Prior-Art Distinctions
In conventional agent-based systems, semantic intent, memory, trust context, and governance constraints are typically maintained outside the agent representation, in application logic, workflow engines, or session-scoped state. As a result, agent identity and behavior are tightly coupled to specific execution environments, and provenance, where recorded at all, lives in external logs whose integrity depends on the logging infrastructure.
The lineage graph differs in that the provenance record is a canonical field of the agent object itself, validated by the same structural machinery that validates any other field, and verifiable from information embedded within the object. Lineage references embedded within serialized agents allow distributed systems to reconstruct semantic ancestry graphs post hoc without centralized coordination, evaluating lineage continuity, trust inheritance, and mutation provenance from lineage field data together with memory traces and policies. Lineage is explicit rather than inferred, never rewritten or collapsed, and partial agents remain provenance-valid within the same graph, so traceability does not require full field inheritance at every generation.
Disclosure Scope
The traceable semantic lineage graph described here is disclosed in U.S. Application No. 19/452,651, which describes the lineage field as one of six canonical semantic fields of a cognition-compatible semantic agent object, the formation of a directed semantic ancestry graph through lineage references that extend without overwriting prior lineage, the recording of validation and mutation authorization events as trace outcomes in the memory field, structural verification of provenance and mutation authorization under the policy reference field, the provenance validity of partial semantic agents that contain fewer than all six canonical fields, the assignment of an origin reference during structural scaffolding when a lineage field is absent, and optional cryptographic binding of field contents, trace outcomes, or lineage references for tamper evidence.

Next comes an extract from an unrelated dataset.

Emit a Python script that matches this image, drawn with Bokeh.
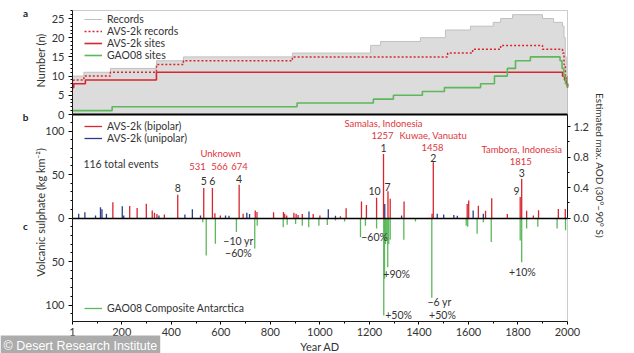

The scope extends to implementations that differ in serialization format and policy resolution mechanism, and to embodiments in which cryptographic binding is or is not applied, provided the lineage field forms a directed ancestry graph that is explicitly recorded within the agent objects, validated structurally from embedded information, and preserved across serialization and transfer. This article describes that disclosed mechanism and does not assert capabilities beyond it.